There is a lot of verbing going on in “It’s the Most Wonderful Time of the Year.” First, “With the kids jingle belling/And everyone telling you ‘Be of good cheer,'” and then, “There’ll be much mistletoeing/And hearts will be glowing when loved ones are near.” Of course, in a song, concessions to rhythm and rhyme need to be made, and sometimes this involves making up a few words. But the practice of turning nouns into verbs is as old as English itself. Many of our verbs started when someone decided to use a noun to stand for some verbal notion related to that noun. First we had hammer, and from that we made hammering. First we had message, and now we have messaging. Oil, oiling, sled, sledding, battle, battling.

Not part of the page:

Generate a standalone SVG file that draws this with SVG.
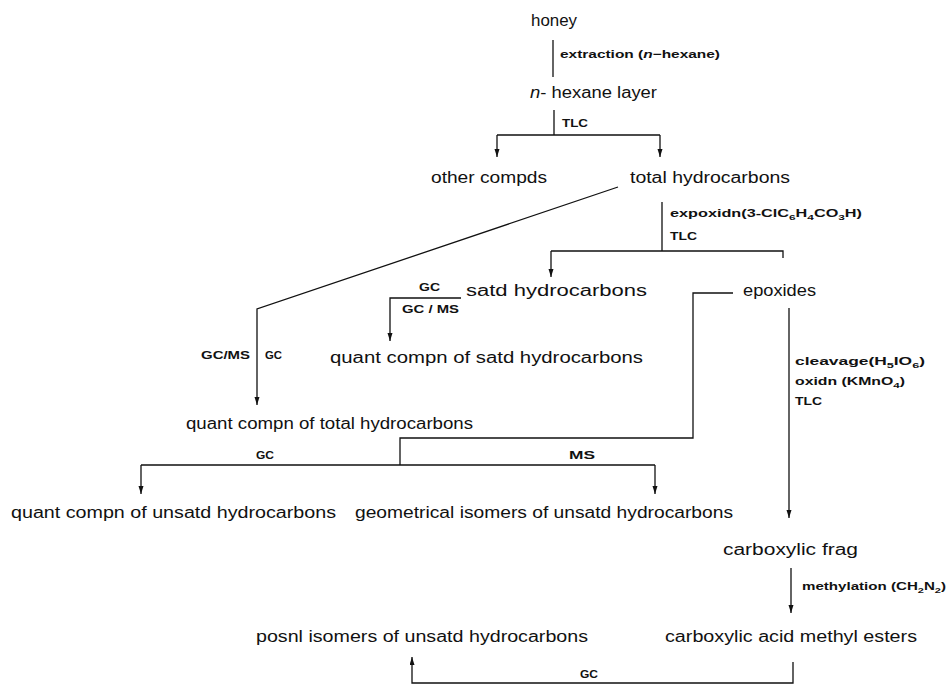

The meaning of the verb is built off some context involving the noun, which could be almost anything (pounding with a hammer, sending a message, putting oil on, riding a sled, engaging in a battle). So verbs for “ringing jingle bells” or “kissing under the mistletoe” aren’t so strange at all. At least no more strange than “gifting” or “dialoguing.”

6. "God rest you merry, gentlemen"

The Carol: "God Rest You Merry Gentleman"

Notice the comma placement there? The gentlemen in this phrase are not necessarily taken to be merry already. It’s not “Hey, you! You merry gentlemen! God rest you!” It’s “Hey, you gentlemen over there! May God rest you merry!”

In Shakespeare’s time, rest you merry was a way to express good wishes, to say something like “peace and happiness to you.” Other versions were rest you fair or rest you happy. It came from a sense of rest meaning “be at ease,” which we still use in the phrase rest assured. In “God rest you merry,” you is the object of rest, so when people make the song sound more old-timey by substituting ye for you, they are messing up the original grammar because ye was the subject form.

Actually, that’s not quite true, because even in Shakespeare’s time, ye was sometimes used as the object form. However, if you want to go that way, you should be consistent with your pronouns and sing “God rest ye merry gentlemen/Let nothing ye dismay.” In the second line you is also an object, as in “Let nothing dismay you.”

So rest you merry this season, and enjoy your jingle belling, mistletoeing, and trolling.